Skip all pictures. Write out the data below from its first line through the line that contains "ax = fig.add_axes([95/670, 1".

======== SUPPLIED INFORMATION ========

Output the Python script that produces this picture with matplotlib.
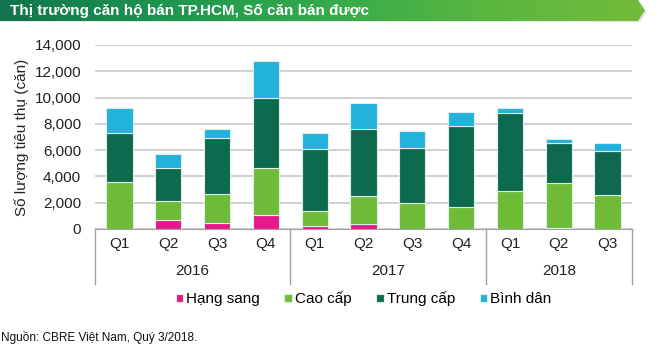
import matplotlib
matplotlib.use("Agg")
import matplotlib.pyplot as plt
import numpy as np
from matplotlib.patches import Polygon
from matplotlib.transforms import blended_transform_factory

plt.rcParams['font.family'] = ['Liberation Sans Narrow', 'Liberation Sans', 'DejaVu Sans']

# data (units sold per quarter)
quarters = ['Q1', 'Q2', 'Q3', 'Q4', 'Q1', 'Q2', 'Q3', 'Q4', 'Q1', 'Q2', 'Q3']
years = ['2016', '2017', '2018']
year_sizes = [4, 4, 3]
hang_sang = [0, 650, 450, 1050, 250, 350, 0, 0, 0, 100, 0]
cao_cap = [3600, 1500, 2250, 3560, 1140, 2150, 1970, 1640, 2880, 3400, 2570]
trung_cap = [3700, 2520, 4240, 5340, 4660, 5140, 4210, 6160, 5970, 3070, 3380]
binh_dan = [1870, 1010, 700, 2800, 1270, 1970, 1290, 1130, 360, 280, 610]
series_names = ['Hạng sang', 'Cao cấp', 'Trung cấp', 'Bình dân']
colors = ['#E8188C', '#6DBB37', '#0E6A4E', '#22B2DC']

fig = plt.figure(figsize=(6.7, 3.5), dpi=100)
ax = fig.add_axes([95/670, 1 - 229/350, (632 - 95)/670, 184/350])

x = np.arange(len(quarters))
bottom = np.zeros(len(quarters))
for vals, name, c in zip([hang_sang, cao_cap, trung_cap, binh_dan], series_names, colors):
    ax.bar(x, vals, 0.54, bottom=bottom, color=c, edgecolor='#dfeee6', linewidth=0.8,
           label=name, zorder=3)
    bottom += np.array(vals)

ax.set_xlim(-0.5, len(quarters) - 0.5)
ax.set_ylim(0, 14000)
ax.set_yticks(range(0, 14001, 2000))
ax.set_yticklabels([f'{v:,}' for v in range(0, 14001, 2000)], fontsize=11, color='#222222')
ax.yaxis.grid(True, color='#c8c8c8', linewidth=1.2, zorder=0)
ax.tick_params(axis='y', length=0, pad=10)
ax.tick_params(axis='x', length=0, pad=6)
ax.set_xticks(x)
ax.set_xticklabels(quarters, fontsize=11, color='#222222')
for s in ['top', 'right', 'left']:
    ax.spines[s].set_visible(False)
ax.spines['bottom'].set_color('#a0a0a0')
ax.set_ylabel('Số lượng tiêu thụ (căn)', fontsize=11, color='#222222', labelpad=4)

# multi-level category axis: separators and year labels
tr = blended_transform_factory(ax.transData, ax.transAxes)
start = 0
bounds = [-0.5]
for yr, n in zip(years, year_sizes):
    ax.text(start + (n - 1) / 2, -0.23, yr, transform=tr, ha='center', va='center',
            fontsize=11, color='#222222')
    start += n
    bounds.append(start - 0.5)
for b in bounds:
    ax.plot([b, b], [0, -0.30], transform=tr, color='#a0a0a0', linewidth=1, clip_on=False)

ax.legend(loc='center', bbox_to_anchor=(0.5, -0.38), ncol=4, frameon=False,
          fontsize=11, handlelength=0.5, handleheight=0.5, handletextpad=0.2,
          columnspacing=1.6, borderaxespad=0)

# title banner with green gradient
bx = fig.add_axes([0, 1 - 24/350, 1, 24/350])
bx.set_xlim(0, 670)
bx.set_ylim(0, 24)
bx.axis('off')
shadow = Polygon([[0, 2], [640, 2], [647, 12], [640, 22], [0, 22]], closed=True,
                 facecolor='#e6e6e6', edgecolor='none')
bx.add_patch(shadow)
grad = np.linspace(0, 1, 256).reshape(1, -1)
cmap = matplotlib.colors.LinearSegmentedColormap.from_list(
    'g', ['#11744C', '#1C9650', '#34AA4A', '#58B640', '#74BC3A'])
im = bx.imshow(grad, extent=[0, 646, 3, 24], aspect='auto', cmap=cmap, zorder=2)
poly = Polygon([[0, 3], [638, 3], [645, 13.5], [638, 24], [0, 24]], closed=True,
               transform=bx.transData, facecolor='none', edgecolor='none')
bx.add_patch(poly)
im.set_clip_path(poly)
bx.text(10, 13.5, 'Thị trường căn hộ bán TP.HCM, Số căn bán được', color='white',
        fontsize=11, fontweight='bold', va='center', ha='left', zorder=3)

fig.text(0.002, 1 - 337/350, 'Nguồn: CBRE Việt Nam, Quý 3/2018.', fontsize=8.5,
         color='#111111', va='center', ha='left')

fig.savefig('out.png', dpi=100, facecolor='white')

========

# RESULT:
Output the Python script that produces this picture with matplotlib.
import matplotlib
matplotlib.use("Agg")
import matplotlib.pyplot as plt
import numpy as np
from matplotlib.patches import Polygon
from matplotlib.transforms import blended_transform_factory

plt.rcParams['font.family'] = ['Liberation Sans Narrow', 'Liberation Sans', 'DejaVu Sans']

# data (units sold per quarter)
quarters = ['Q1', 'Q2', 'Q3', 'Q4', 'Q1', 'Q2', 'Q3', 'Q4', 'Q1', 'Q2', 'Q3']
years = ['2016', '2017', '2018']
year_sizes = [4, 4, 3]
hang_sang = [0, 650, 450, 1050, 250, 350, 0, 0, 0, 100, 0]
cao_cap = [3600, 1500, 2250, 3560, 1140, 2150, 1970, 1640, 2880, 3400, 2570]
trung_cap = [3700, 2520, 4240, 5340, 4660, 5140, 4210, 6160, 5970, 3070, 3380]
binh_dan = [1870, 1010, 700, 2800, 1270, 1970, 1290, 1130, 360, 280, 610]
series_names = ['Hạng sang', 'Cao cấp', 'Trung cấp', 'Bình dân']
colors = ['#E8188C', '#6DBB37', '#0E6A4E', '#22B2DC']

fig = plt.figure(figsize=(6.7, 3.5), dpi=100)
ax = fig.add_axes([95/670, 1 - 229/350, (632 - 95)/670, 184/350])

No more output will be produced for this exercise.